Anyway, Steven Moffat is back and this episode is a thing of wonder. It's very high concept- the Doctor saves himself, Ruby, the Anglican Priests around them and indeed much of the planet- all whuile standing on a landmine and incredibly close to death- and, incidentally, Ncuti Gatwa's performance here, the right, Doctorish type of fear, is acting perfection. Yet, by Disney standards- there's a lot of CGI- this episode, with its small cast and small stakes, feels like it was the season cheapie. But then so was Blink, and, well.

This is Moffat at his very best- not spread thinly as showrunner but able to focus all his Moffaty goodness into forty-four minutes. As we expect, the plot works like clockwork and has a highly satisfying resolution. Yet, in other respects, this is different, and perhaps deeper. And everybody does not live.

It's 3,082 years after Ruby's birth (Late 51st century? Time agents, Boeshane Peninsula and Magnus Greel?) , a timeframe Moffat likes to play with.The Anglican priests are back... but this time there's an attempt to almost explain them with the line that priests not being soldiers isan unusual "blip". There's an ambiguity about religious faith- on the one hand, it can dull sceptical thinking, yet on the other it can comfort- which doubtless reflect's Moffat's own thoughts, an atheist, but certainly not a "New" one.
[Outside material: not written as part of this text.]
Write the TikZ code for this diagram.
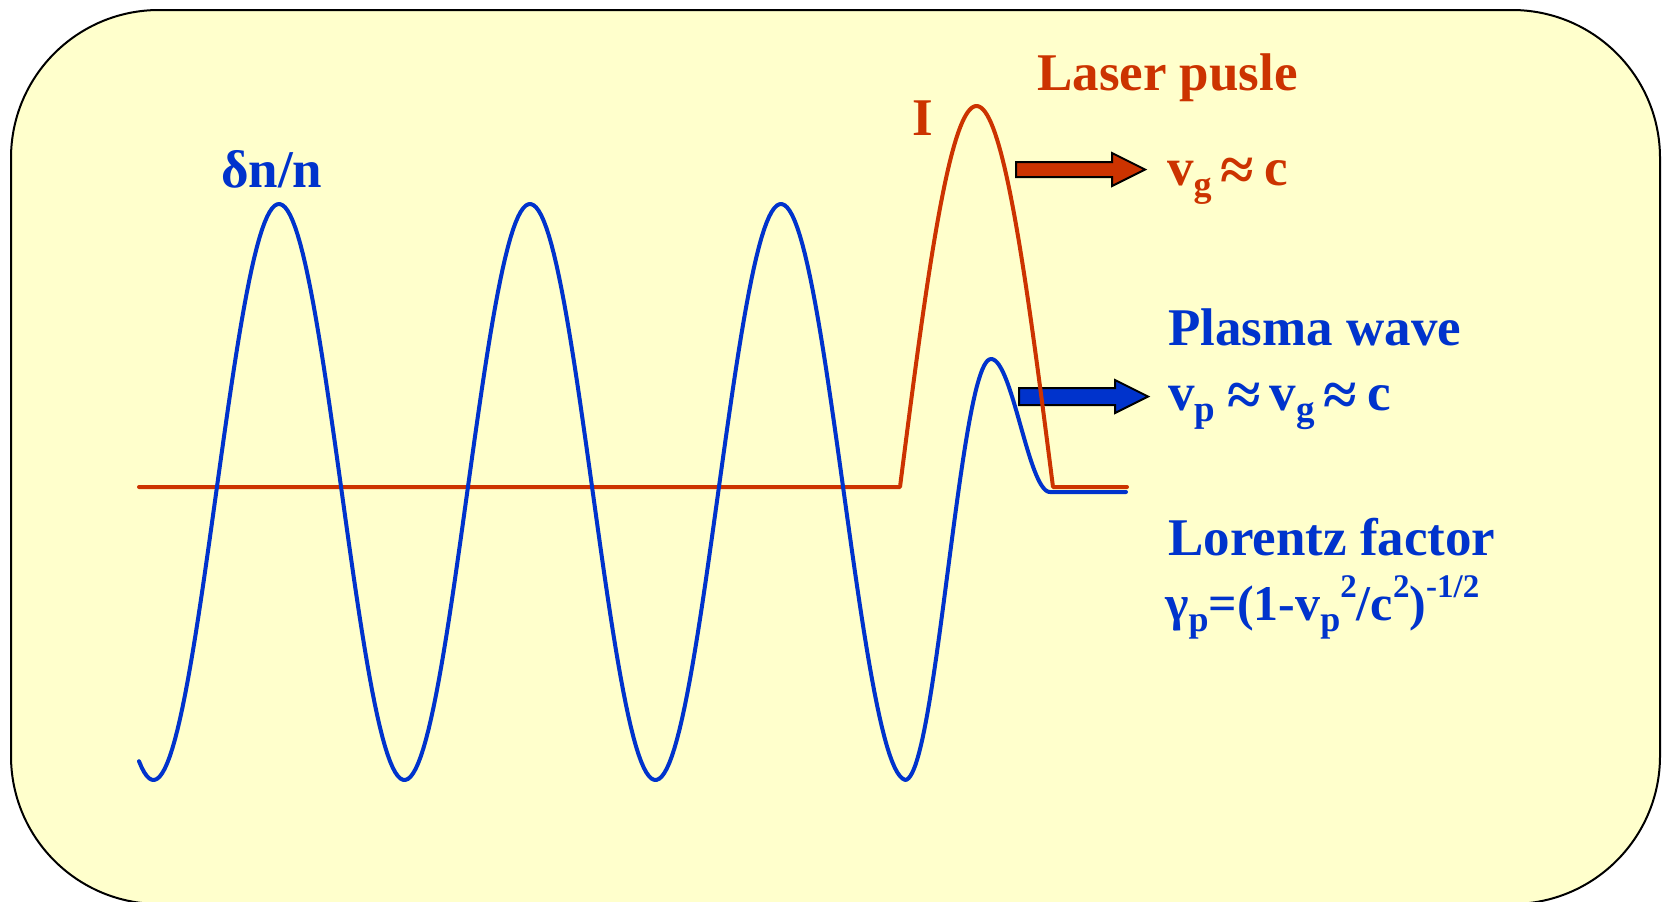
\documentclass[tikz,border=0pt]{standalone}
\usepackage{fontspec}
\setmainfont{Liberation Serif}
\definecolor{bgy}{HTML}{FFFFCC}
\definecolor{lred}{HTML}{CC3300}
\definecolor{pblue}{HTML}{0033CC}
\newcommand{\lowr}[2]{\raisebox{-0.22em}{\fontsize{#1}{#1}\selectfont #2}}
\newcommand{\highr}[2]{\raisebox{0.45em}{\fontsize{#1}{#1}\selectfont #2}}
\newcommand{\apx}{\raisebox{-5pt}{\scalebox{1.15}{≈}}}
\begin{document}
\begin{tikzpicture}[x=1pt,y=-1pt,
  txt/.style={inner sep=0pt, anchor=base west, font=\fontsize{53}{60}\selectfont\bfseries},
  formtxt/.style={inner sep=0pt, anchor=base west, font=\fontsize{50}{56}\selectfont\bfseries},
  lasertext/.style={text=lred},
  wavetext/.style={text=pblue},
  frame/.style={draw=black, line width=2pt, fill=bgy, rounded corners=148pt},
  blockarrow/.style={draw=black, line width=2pt, line join=miter},
  curve/.style={line width=4pt, line join=round, line cap=round}]
\useasboundingbox (0,0) rectangle (1665,902);
\path[frame] (11,10) rectangle (1660,904);

% block arrows
\path[blockarrow, fill=lred] (1016,162) -- (1112,162) -- (1112,153) -- (1145,169.5) -- (1112,186) -- (1112,177) -- (1016,177) -- cycle;
\path[blockarrow, fill=pblue] (1019,388) -- (1115,388) -- (1115,380) -- (1148,396.5) -- (1115,413) -- (1115,405) -- (1019,405) -- cycle;

% laser pulse intensity
\draw[curve, lred] (139,487) -- (900,487)
  -- plot[domain=900:1053, samples=80] ({\x},{487-381*sin(1.176471*(\x-900))})
  -- (1127,487);

% plasma wave density
\draw[curve, pblue]
  plot[domain=139:905, samples=300] ({\x},{492-288*cos(1.434263*(\x-279))})
  -- plot[domain=905:991, samples=50] ({\x},{569.5+210.5*cos(2.093023*(\x-905))})
  -- plot[domain=991:1050, samples=40] ({\x},{492-66.5*(1+cos(3.050847*(\x-991)))})
  -- (1126,492);

% labels
\node[txt, lasertext] (laser) at (1037,90) {Laser pusle};
\node[txt, lasertext] (inten) at (912,135) {I};
\node[txt, lasertext] (vg) at (1167,185) {v\lowr{36}{g}\kern9pt\apx\kern10pt c};
\node[txt, wavetext] (dn) at (221,187) {δn/n};
\node[txt, wavetext] (plasma) at (1168,345) {Plasma wave};
\node[txt, wavetext] (vpg) at (1168,410) {v\lowr{37}{p}\kern12pt\apx\kern9pt v\lowr{37}{g}\kern9pt\apx\kern10pt c};
\node[txt, wavetext] (lorentz) at (1168,555) {Lorentz factor};
\node[formtxt, wavetext] (gamma) at (1165,620) {γ\lowr{36}{p}=(1-v\lowr{36}{p}\highr{33}{2}/c\highr{33}{2})\highr{33}{-1/2}};
\end{tikzpicture}
\end{document}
Yet the central conceit here (SPOILER KLAXON!!!) is deliciously and unashamedly political: an arms corporation that keeps casualties at the most proftable level, and a war against a phantom enemy purely so that said corporations can supply weapons. The ultimate end result of unregulated corporate greed run amok. 

There's not much arc stuff here- Villengard and the Anglican soldier priests aside, both Moffat creations of old- but we get that snow with Ruby again: all very "Bad Wolf". And it's good to see Varada Sethu from Andor. But sometimes a good standalone episode, or indeed a great one such as this, is just what the Doctor ordered.